NORNR mark NORNR Governed agent spend before money moves.

NORNR / Buyer proof

Canonical path

One governed spend lane should already answer the buyer’s hardest questions.

This is the path we want every serious prospect to understand: one spend intent, one policy decision, one approval state, one receipt trail and one audit export.

NORNR is strongest when a team already has one workflow that can trigger vendor actions, paid APIs or browser checkout and needs policy, review and a defended record before that action becomes normal operations.

Vendor action queued, reviewed, released and exported from one governed record.

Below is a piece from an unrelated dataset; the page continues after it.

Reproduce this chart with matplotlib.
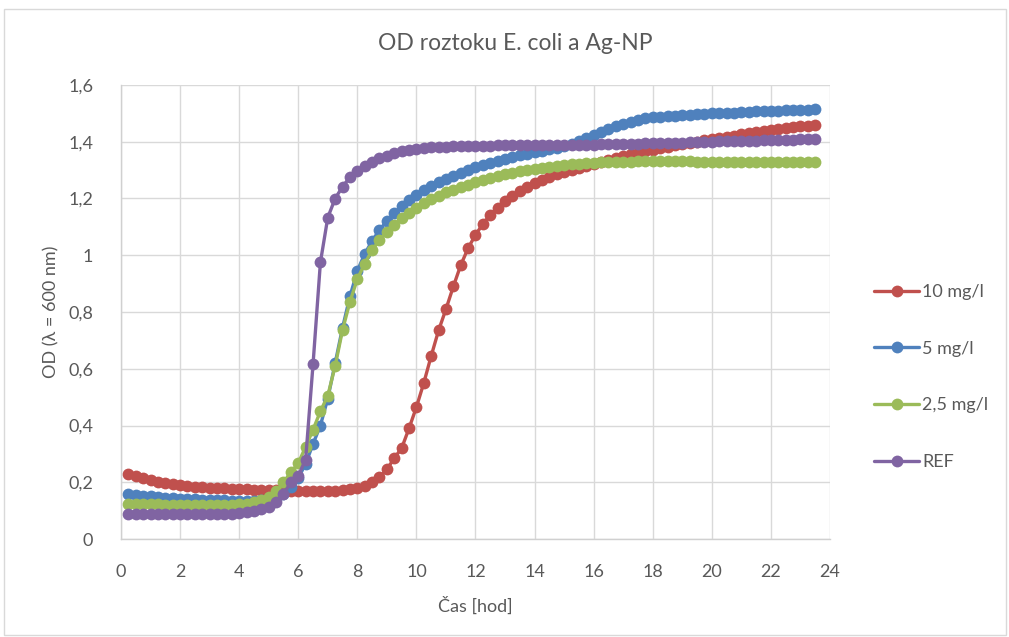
import numpy as np
import matplotlib
matplotlib.use('Agg')
import matplotlib.pyplot as plt
from matplotlib.ticker import FuncFormatter, MultipleLocator
from matplotlib.patches import Rectangle

# ------------------------------ data -------------------------------------
# sampling grid: every 15 min from 0.25 h to 23.5 h
hours = np.arange(0.25, 23.51, 0.25)

od_10 = [0.228, 0.222, 0.215, 0.208, 0.202, 0.197, 0.193, 0.190, 0.187, 0.185, 0.183, 0.181,
         0.180, 0.178, 0.177, 0.176, 0.175, 0.174, 0.173, 0.172, 0.172, 0.171, 0.170, 0.170,
         0.170, 0.169, 0.169, 0.169, 0.170, 0.172, 0.175, 0.180, 0.188, 0.200, 0.218, 0.245,
         0.285, 0.320, 0.390, 0.465, 0.550, 0.645, 0.735, 0.810, 0.890, 0.965, 1.025, 1.072,
         1.110, 1.143, 1.168, 1.190, 1.210, 1.226, 1.242, 1.255, 1.266, 1.276, 1.285, 1.293,
         1.300, 1.307, 1.314, 1.320, 1.328, 1.335, 1.342, 1.350, 1.356, 1.362, 1.367, 1.372,
         1.377, 1.382, 1.387, 1.392, 1.396, 1.400, 1.405, 1.410, 1.414, 1.418, 1.422, 1.426,
         1.430, 1.434, 1.438, 1.441, 1.445, 1.448, 1.451, 1.454, 1.457, 1.460]

od_5 = [0.160, 0.156, 0.153, 0.150, 0.148, 0.146, 0.144, 0.142, 0.141, 0.140, 0.139, 0.138,
        0.137, 0.136, 0.135, 0.134, 0.134, 0.135, 0.138, 0.142, 0.148, 0.160, 0.185, 0.215,
        0.265, 0.335, 0.400, 0.495, 0.620, 0.745, 0.855, 0.945, 1.005, 1.050, 1.090, 1.120,
        1.148, 1.172, 1.195, 1.213, 1.230, 1.244, 1.257, 1.270, 1.280, 1.290, 1.300, 1.310,
        1.318, 1.325, 1.333, 1.340, 1.346, 1.352, 1.358, 1.363, 1.368, 1.373, 1.378, 1.385,
        1.393, 1.403, 1.414, 1.425, 1.435, 1.445, 1.455, 1.463, 1.471, 1.478, 1.482, 1.486,
        1.488, 1.490, 1.492, 1.494, 1.496, 1.497, 1.499, 1.500, 1.501, 1.502, 1.503, 1.505,
        1.506, 1.507, 1.508, 1.509, 1.510, 1.511, 1.512, 1.513, 1.513, 1.514]

od_2_5 = [0.125, 0.124, 0.123, 0.122, 0.122, 0.121, 0.121, 0.120, 0.120, 0.120, 0.120, 0.119,
          0.119, 0.119, 0.120, 0.122, 0.125, 0.130, 0.137, 0.147, 0.168, 0.200, 0.235, 0.267,
          0.325, 0.385, 0.450, 0.505, 0.610, 0.737, 0.836, 0.916, 0.970, 1.018, 1.054, 1.083,
          1.107, 1.130, 1.150, 1.167, 1.183, 1.198, 1.210, 1.222, 1.231, 1.240, 1.249, 1.257,
          1.265, 1.272, 1.279, 1.285, 1.291, 1.296, 1.301, 1.305, 1.309, 1.312, 1.315, 1.318,
          1.320, 1.322, 1.324, 1.326, 1.327, 1.328, 1.329, 1.330, 1.330, 1.331, 1.331, 1.331,
          1.331, 1.331, 1.331, 1.331, 1.331, 1.330, 1.330, 1.330, 1.330, 1.330, 1.330, 1.330,
          1.330, 1.329, 1.329, 1.329, 1.329, 1.328, 1.328, 1.328, 1.328, 1.328]

od_ref = [0.088, 0.088, 0.087, 0.087, 0.087, 0.087, 0.087, 0.087, 0.087, 0.087, 0.087, 0.087,
          0.088, 0.088, 0.089, 0.092, 0.096, 0.100, 0.105, 0.113, 0.132, 0.158, 0.200, 0.223,
          0.280, 0.615, 0.975, 1.133, 1.200, 1.242, 1.275, 1.298, 1.316, 1.330, 1.342, 1.351,
          1.359, 1.366, 1.371, 1.375, 1.378, 1.380, 1.382, 1.383, 1.384, 1.385, 1.385, 1.386,
          1.386, 1.386, 1.387, 1.387, 1.387, 1.387, 1.387, 1.387, 1.388, 1.388, 1.388, 1.388,
          1.389, 1.389, 1.390, 1.390, 1.391, 1.391, 1.392, 1.392, 1.393, 1.393, 1.394, 1.395,
          1.395, 1.396, 1.397, 1.397, 1.398, 1.399, 1.399, 1.400, 1.401, 1.401, 1.402, 1.403,
          1.403, 1.404, 1.405, 1.405, 1.406, 1.407, 1.407, 1.408, 1.409, 1.410]

series_labels = ['10 mg/l', '5 mg/l', '2,5 mg/l', 'REF']
series_values = [od_10, od_5, od_2_5, od_ref]
series_colors = ['#c0504d', '#4f81bd', '#9bbb59', '#8064a2']
# -------------------------------------------------------------------------

TXT = '#595959'
plt.rcParams['font.family'] = ['Lato', 'DejaVu Sans']

fig = plt.figure(figsize=(10.09, 6.37), dpi=100)
ax = fig.add_axes([121 / 1009, 1 - 539 / 637, (830 - 121) / 1009, (539 - 85) / 637])

# light frame around the whole chart (Excel chart area)
fig.patches.append(Rectangle((4 / 1009, 2 / 637), 1002 / 1009, 626 / 637,
                             transform=fig.transFigure, fill=False,
                             edgecolor='#d9d9d9', lw=1.0))

for lab, vals, col in zip(series_labels, series_values, series_colors):
    ax.plot(hours, vals, color=col, lw=2.4, marker='o', ms=8.5,
            markeredgewidth=0, label=lab, solid_capstyle='round')

ax.set_xlim(0, 24)
ax.set_ylim(0, 1.6)
ax.xaxis.set_major_locator(MultipleLocator(2))
ax.yaxis.set_major_locator(MultipleLocator(0.2))
ax.yaxis.set_major_formatter(FuncFormatter(lambda v, _: f'{v:.1f}'.rstrip('0').rstrip('.').replace('.', ',')))
ax.grid(True, color='#d9d9d9', lw=1.0)
ax.set_axisbelow(True)
for side in ['top', 'right']:
    ax.spines[side].set_visible(False)
for side in ['left', 'bottom']:
    ax.spines[side].set_color('#d0d0d0')
    ax.spines[side].set_linewidth(1.0)
ax.tick_params(length=0, labelsize=13, colors=TXT)
ax.tick_params(axis='x', pad=18)
ax.tick_params(axis='y', pad=20)

ax.set_xlabel('Čas [hod]', fontsize=13, color=TXT, labelpad=12)
ax.set_ylabel('OD (λ = 600 nm)', fontsize=13, color=TXT, labelpad=6)
fig.text(515 / 1009, 1 - 43 / 637, 'OD roztoku E. coli a Ag-NP', fontsize=16.5,
         color=TXT, ha='center', va='center')

leg = ax.legend(loc='center left', bbox_to_anchor=(858 / 1009, 1 - 377 / 637),
                bbox_transform=fig.transFigure, frameon=False, fontsize=13,
                labelcolor=TXT, handlelength=2.5, handletextpad=0.15,
                labelspacing=2.25)

fig.savefig('out.png', dpi=100)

This is the clearest proof lane for NORNR today because it combines policy, approval, counterparty posture and finance handoff in one sequence.

Case study / Vendor action

What happened

intent_01hxvndr_checkout_queued

An operations agent attempted a $500 vendor-side purchase against a newly seen counterparty inside a browser-assisted workflow.

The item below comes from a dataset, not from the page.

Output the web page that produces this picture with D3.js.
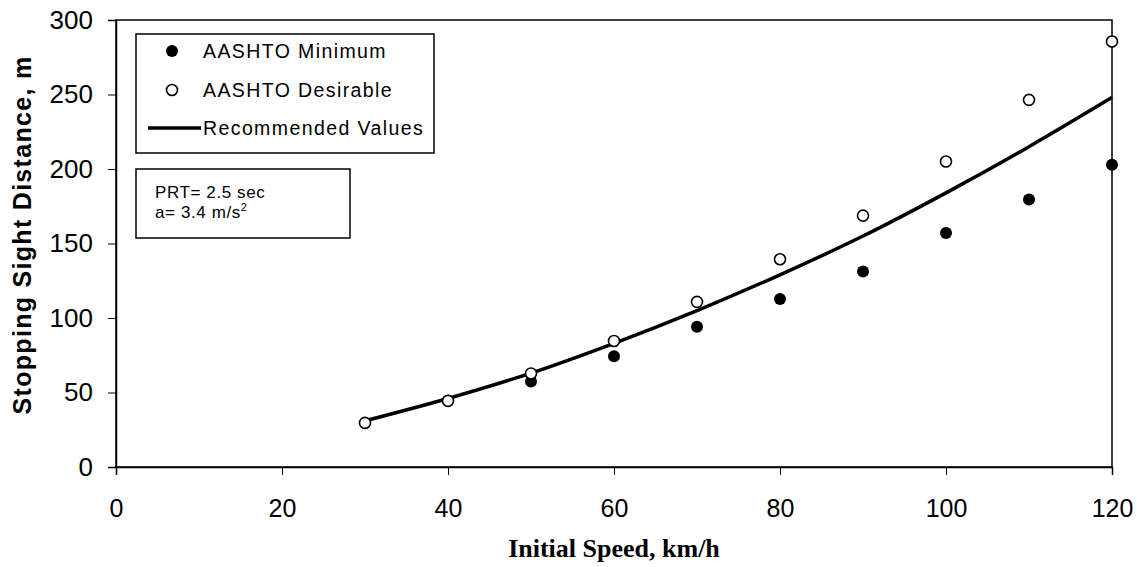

Intent vendor onboarding materials
Counterparty new / not yet normal
Decision queued
Review note owner-approved / urgency justified
Afterward settled / receipted / export-ready
Why it queued

The action crossed both mandate threshold and counterparty posture

The amount exceeded the automatic limit and the counterparty was still new, so the action could not remain autonomous even though the workflow itself was expected.

What the reviewer saw

Amount, purpose, counterparty state and anomaly posture in one queue item

The reviewer did not need a separate Slack thread, browser replay, spreadsheet note or finance follow-up to understand what was being approved.

What finance got

Receipt trail and export packet without manual reconstruction

The same governed record produced the approval note, receipt trail and audit export needed for close, controls or post-hoc review.

The canonical NORNR demo is six steps long.

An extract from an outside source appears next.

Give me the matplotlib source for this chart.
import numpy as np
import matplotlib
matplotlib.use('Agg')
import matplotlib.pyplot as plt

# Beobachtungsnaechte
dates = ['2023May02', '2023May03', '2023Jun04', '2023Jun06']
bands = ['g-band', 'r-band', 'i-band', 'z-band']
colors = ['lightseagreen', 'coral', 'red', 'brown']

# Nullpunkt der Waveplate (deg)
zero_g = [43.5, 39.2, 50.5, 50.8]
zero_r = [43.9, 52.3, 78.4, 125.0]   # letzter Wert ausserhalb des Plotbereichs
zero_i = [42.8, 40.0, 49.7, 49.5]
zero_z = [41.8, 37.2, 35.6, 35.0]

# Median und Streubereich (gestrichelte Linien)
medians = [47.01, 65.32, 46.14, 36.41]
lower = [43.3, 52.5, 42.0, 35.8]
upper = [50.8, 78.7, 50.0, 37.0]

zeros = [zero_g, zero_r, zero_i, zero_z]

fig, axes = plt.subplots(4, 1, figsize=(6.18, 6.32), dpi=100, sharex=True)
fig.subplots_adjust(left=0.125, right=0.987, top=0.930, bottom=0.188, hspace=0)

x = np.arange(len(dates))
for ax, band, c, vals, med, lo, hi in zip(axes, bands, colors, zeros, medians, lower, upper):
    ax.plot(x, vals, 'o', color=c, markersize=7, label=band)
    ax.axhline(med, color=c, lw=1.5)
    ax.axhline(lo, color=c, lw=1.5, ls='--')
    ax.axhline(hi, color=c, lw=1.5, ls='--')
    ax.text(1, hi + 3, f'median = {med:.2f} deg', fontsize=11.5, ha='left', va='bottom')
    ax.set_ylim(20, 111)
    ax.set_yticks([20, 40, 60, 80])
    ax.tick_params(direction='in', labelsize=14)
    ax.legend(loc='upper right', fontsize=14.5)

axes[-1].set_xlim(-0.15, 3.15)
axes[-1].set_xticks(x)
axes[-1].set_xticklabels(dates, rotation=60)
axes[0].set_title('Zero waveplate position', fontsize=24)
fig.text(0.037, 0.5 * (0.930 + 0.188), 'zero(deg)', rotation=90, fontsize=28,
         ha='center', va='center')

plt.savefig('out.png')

If a prospect cannot follow this path quickly, the story is still too broad.

01

Intent enters with amount, purpose and counterparty

The action is legible before it runs, not only after it settles.

02

Policy evaluates the mandate

The system decides whether this exact action may proceed under the active owner mandate.

03

Anomaly posture adds risk context

Counterparty state or unusual behavior changes how the action is treated before spend moves.

04

Approval queue captures the reason

Queued work lands in one decision surface with the reason, not as an external side thread.

05

Settlement and receipt trail stay attached

If approved, the action settles from the same governed record and keeps its receipt trail intact.

06

Finance exports the same record later

The buyer proof is complete only when the same record can be defended outside NORNR.

These are the buyers and teams NORNR fits best today.

Not every “AI governance” conversation is a fit. The strongest prospects already have one workflow close to real spend.

Best now

AI product or platform teams with vendor or API spend

They already have one runtime or tool path that can create cost or trigger vendor behavior and need policy plus review before it becomes standard operations.

Best now

Automation or ops teams with browser or procurement actions

They feel the pain when an agent can click through checkout, submit paid forms or call vendor APIs without a defensible approval path.

Good later

Broader enterprise control buyers

They become a better fit once the first lane is proven and you can show the receipt trail, approval note and export packet from a real workflow.

Bad fit now

Teams without one concrete spend lane

If the prospect cannot point to one browser, vendor or paid-tool action that needs review now, the conversation tends to stay conceptual for too long.